▸ **Task statement**
Restate the listing that follows word for word, without its pictures.

▸ **Recorded information**
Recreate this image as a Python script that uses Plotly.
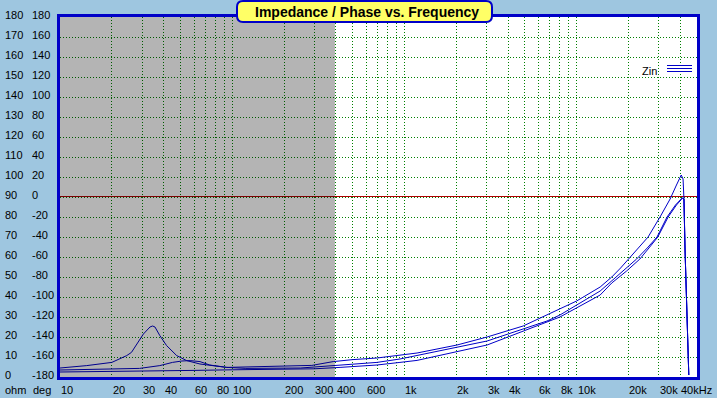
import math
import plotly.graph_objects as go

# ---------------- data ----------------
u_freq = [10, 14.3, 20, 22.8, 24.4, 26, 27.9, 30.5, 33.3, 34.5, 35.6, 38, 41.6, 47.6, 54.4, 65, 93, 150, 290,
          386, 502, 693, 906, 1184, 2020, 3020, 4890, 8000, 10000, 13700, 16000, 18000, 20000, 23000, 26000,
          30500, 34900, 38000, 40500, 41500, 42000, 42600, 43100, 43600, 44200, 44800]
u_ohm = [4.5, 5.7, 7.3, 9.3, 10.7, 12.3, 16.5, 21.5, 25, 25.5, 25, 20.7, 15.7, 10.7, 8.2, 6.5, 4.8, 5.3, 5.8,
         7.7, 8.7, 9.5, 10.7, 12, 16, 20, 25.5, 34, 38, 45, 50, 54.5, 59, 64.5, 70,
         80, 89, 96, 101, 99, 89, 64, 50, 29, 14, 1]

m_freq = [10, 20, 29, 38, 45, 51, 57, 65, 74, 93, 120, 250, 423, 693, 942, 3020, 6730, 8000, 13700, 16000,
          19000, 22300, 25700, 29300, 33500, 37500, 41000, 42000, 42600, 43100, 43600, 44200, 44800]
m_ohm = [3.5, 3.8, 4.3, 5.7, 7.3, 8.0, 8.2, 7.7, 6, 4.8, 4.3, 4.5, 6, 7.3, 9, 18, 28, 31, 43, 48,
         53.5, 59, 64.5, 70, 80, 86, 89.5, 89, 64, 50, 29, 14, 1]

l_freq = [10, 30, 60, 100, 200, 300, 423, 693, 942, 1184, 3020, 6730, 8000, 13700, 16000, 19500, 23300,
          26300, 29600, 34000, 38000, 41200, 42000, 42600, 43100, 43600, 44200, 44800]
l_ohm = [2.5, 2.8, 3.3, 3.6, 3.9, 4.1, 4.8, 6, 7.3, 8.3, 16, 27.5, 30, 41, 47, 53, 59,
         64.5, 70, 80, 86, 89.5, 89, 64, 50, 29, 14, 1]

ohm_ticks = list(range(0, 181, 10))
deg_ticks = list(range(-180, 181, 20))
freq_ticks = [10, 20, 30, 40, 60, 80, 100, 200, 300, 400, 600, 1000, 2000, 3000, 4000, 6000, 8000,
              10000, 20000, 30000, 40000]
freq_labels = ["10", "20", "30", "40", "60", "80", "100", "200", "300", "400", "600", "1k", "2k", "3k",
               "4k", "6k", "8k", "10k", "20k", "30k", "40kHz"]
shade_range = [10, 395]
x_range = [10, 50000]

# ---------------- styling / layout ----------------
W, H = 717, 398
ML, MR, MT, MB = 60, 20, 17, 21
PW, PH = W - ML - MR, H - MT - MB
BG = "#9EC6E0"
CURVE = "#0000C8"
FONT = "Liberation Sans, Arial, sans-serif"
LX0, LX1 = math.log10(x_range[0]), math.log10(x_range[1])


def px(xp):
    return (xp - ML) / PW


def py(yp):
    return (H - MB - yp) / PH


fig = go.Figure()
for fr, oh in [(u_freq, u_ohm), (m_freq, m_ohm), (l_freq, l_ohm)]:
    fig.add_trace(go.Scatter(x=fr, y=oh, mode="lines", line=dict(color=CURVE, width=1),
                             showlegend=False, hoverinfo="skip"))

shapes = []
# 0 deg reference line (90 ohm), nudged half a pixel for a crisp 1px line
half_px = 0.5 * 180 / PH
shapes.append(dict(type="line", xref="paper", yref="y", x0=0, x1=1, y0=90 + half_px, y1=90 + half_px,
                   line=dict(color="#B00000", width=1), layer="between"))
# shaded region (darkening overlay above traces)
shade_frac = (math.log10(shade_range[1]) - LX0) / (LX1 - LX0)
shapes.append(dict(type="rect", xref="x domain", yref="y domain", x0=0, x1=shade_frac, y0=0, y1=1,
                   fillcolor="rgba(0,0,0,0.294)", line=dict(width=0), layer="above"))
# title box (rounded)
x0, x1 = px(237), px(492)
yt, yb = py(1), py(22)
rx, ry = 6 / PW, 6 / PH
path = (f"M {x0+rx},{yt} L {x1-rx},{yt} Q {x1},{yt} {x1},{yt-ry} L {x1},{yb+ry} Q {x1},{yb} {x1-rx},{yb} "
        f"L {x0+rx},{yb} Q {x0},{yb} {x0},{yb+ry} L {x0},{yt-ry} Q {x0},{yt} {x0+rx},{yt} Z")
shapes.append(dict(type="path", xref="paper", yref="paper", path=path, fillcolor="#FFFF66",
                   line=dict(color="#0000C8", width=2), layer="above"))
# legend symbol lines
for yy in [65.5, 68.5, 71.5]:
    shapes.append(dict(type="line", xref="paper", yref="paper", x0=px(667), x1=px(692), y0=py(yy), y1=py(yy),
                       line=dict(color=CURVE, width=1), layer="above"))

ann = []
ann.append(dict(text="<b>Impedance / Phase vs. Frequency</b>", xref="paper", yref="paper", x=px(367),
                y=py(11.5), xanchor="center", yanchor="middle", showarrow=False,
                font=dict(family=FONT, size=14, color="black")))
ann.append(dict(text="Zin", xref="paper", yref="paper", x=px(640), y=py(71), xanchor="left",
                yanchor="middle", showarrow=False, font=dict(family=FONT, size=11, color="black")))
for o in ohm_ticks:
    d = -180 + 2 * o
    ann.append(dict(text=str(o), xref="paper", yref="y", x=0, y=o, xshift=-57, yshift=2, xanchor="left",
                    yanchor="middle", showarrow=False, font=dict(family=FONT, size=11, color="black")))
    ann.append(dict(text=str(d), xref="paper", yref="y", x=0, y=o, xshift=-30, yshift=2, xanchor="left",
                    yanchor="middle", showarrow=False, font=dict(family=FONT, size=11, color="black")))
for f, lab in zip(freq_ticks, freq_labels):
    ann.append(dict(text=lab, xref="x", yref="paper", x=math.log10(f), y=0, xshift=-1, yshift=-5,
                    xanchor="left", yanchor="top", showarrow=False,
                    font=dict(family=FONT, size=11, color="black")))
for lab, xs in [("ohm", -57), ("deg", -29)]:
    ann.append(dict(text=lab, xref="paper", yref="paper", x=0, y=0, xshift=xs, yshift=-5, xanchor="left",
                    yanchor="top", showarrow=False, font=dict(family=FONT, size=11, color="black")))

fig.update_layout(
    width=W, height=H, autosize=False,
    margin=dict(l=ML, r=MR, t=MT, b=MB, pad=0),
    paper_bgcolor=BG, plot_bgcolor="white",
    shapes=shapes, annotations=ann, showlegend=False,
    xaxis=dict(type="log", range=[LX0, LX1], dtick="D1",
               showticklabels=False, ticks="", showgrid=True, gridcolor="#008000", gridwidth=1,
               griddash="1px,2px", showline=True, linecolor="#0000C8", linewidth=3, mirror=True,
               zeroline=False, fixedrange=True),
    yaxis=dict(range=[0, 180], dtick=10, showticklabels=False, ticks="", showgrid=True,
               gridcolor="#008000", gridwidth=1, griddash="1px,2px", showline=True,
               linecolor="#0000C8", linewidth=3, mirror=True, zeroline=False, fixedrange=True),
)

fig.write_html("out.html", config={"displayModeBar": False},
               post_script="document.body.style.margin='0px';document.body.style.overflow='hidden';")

▸ **Written response**
Recreate this image as a Python script that uses Plotly.
import math
import plotly.graph_objects as go

# ---------------- data ----------------
u_freq = [10, 14.3, 20, 22.8, 24.4, 26, 27.9, 30.5, 33.3, 34.5, 35.6, 38, 41.6, 47.6, 54.4, 65, 93, 150, 290,
          386, 502, 693, 906, 1184, 2020, 3020, 4890, 8000, 10000, 13700, 16000, 18000, 20000, 23000, 26000,
          30500, 34900, 38000, 40500, 41500, 42000, 42600, 43100, 43600, 44200, 44800]
u_ohm = [4.5, 5.7, 7.3, 9.3, 10.7, 12.3, 16.5, 21.5, 25, 25.5, 25, 20.7, 15.7, 10.7, 8.2, 6.5, 4.8, 5.3, 5.8,
         7.7, 8.7, 9.5, 10.7, 12, 16, 20, 25.5, 34, 38, 45, 50, 54.5, 59, 64.5, 70,
         80, 89, 96, 101, 99, 89, 64, 50, 29, 14, 1]

m_freq = [10, 20, 29, 38, 45, 51, 57, 65, 74, 93, 120, 250, 423, 693, 942, 3020, 6730, 8000, 13700, 16000,
          19000, 22300, 25700, 29300, 33500, 37500, 41000, 42000, 42600, 43100, 43600, 44200, 44800]
m_ohm = [3.5, 3.8, 4.3, 5.7, 7.3, 8.0, 8.2, 7.7, 6, 4.8, 4.3, 4.5, 6, 7.3, 9, 18, 28, 31, 43, 48,
         53.5, 59, 64.5, 70, 80, 86, 89.5, 89, 64, 50, 29, 14, 1]

l_freq = [10, 30, 60, 100, 200, 300, 423, 693, 942, 1184, 3020, 6730, 8000, 13700, 16000, 19500, 23300,
          26300, 29600, 34000, 38000, 41200, 42000, 42600, 43100, 43600, 44200, 44800]
l_ohm = [2.5, 2.8, 3.3, 3.6, 3.9, 4.1, 4.8, 6, 7.3, 8.3, 16, 27.5, 30, 41, 47, 53, 59,
         64.5, 70, 80, 86, 89.5, 89, 64, 50, 29, 14, 1]

ohm_ticks = list(range(0, 181, 10))
deg_ticks = list(range(-180, 181, 20))
freq_ticks = [10, 20, 30, 40, 60, 80, 100, 200, 300, 400, 600, 1000, 2000, 3000, 4000, 6000, 8000,
              10000, 20000, 30000, 40000]
freq_labels = ["10", "20", "30", "40", "60", "80", "100", "200", "300", "400", "600", "1k", "2k", "3k",
               "4k", "6k", "8k", "10k", "20k", "30k", "40kHz"]
shade_range = [10, 395]
x_range = [10, 50000]

# ---------------- styling / layout ----------------
W, H = 717, 398
ML, MR, MT, MB = 60, 20, 17, 21
PW, PH = W - ML - MR, H - MT - MB
BG = "#9EC6E0"
CURVE = "#0000C8"
FONT = "Liberation Sans, Arial, sans-serif"
LX0, LX1 = math.log10(x_range[0]), math.log10(x_range[1])


def px(xp):
    return (xp - ML) / PW


def py(yp):
    return (H - MB - yp) / PH


fig = go.Figure()
for fr, oh in [(u_freq, u_ohm), (m_freq, m_ohm), (l_freq, l_ohm)]:
    fig.add_trace(go.Scatter(x=fr, y=oh, mode="lines", line=dict(color=CURVE, width=1),
                             showlegend=False, hoverinfo="skip"))

shapes = []
# 0 deg reference line (90 ohm), nudged half a pixel for a crisp 1px line
half_px = 0.5 * 180 / PH
shapes.append(dict(type="line", xref="paper", yref="y", x0=0, x1=1, y0=90 + half_px, y1=90 + half_px,
                   line=dict(color="#B00000", width=1), layer="between"))
# shaded region (darkening overlay above traces)
shade_frac = (math.log10(shade_range[1]) - LX0) / (LX1 - LX0)
shapes.append(dict(type="rect", xref="x domain", yref="y domain", x0=0, x1=shade_frac, y0=0, y1=1,
                   fillcolor="rgba(0,0,0,0.294)", line=dict(width=0), layer="above"))
# title box (rounded)
x0, x1 = px(237), px(492)
yt, yb = py(1), py(22)
rx, ry = 6 / PW, 6 / PH
path = (f"M {x0+rx},{yt} L {x1-rx},{yt} Q {x1},{yt} {x1},{yt-ry} L {x1},{yb+ry} Q {x1},{yb} {x1-rx},{yb} "
        f"L {x0+rx},{yb} Q {x0},{yb} {x0},{yb+ry} L {x0},{yt-ry} Q {x0},{yt} {x0+rx},{yt} Z")
shapes.append(dict(type="path", xref="paper", yref="paper", path=path, fillcolor="#FFFF66",
                   line=dict(color="#0000C8", width=2), layer="above"))
# legend symbol lines
for yy in [65.5, 68.5, 71.5]:
    shapes.append(dict(type="line", xref="paper", yref="paper", x0=px(667), x1=px(692), y0=py(yy), y1=py(yy),
                       line=dict(color=CURVE, width=1), layer="above"))

ann = []
ann.append(dict(text="<b>Impedance / Phase vs. Frequency</b>", xref="paper", yref="paper", x=px(367),
                y=py(11.5), xanchor="center", yanchor="middle", showarrow=False,
                font=dict(family=FONT, size=14, color="black")))
ann.append(dict(text="Zin", xref="paper", yref="paper", x=px(640), y=py(71), xanchor="left",
                yanchor="middle", showarrow=False, font=dict(family=FONT, size=11, color="black")))
for o in ohm_ticks:
    d = -180 + 2 * o
    ann.append(dict(text=str(o), xref="paper", yref="y", x=0, y=o, xshift=-57, yshift=2, xanchor="left",
                    yanchor="middle", showarrow=False, font=dict(family=FONT, size=11, color="black")))
    ann.append(dict(text=str(d), xref="paper", yref="y", x=0, y=o, xshift=-30, yshift=2, xanchor="left",
                    yanchor="middle", showarrow=False, font=dict(family=FONT, size=11, color="black")))
for f, lab in zip(freq_ticks, freq_labels):
    ann.append(dict(text=lab, xref="x", yref="paper", x=math.log10(f), y=0, xshift=-1, yshift=-5,
                    xanchor="left", yanchor="top", showarrow=False,
                    font=dict(family=FONT, size=11, color="black")))
for lab, xs in [("ohm", -57), ("deg", -29)]:
    ann.append(dict(text=lab, xref="paper", yref="paper", x=0, y=0, xshift=xs, yshift=-5, xanchor="left",
                    yanchor="top", showarrow=False, font=dict(family=FONT, size=11, color="black")))

fig.update_layout(
    width=W, height=H, autosize=False,
    margin=dict(l=ML, r=MR, t=MT, b=MB, pad=0),
    paper_bgcolor=BG, plot_bgcolor="white",
    shapes=shapes, annotations=ann, showlegend=False,
    xaxis=dict(type="log", range=[LX0, LX1], dtick="D1",
               showticklabels=False, ticks="", showgrid=True, gridcolor="#008000", gridwidth=1,
               griddash="1px,2px", showline=True, linecolor="#0000C8", linewidth=3, mirror=True,
               zeroline=False, fixedrange=True),
    yaxis=dict(range=[0, 180], dtick=10, showticklabels=False, ticks="", showgrid=True,
               gridcolor="#008000", gridwidth=1, griddash="1px,2px", showline=True,
               linecolor="#0000C8", linewidth=3, mirror=True, zeroline=False, fixedrange=True),
)

fig.write_html("out.html", config={"displayModeBar": False},
               post_script="document.body.style.margin='0px';document.body.style.overflow='hidden';")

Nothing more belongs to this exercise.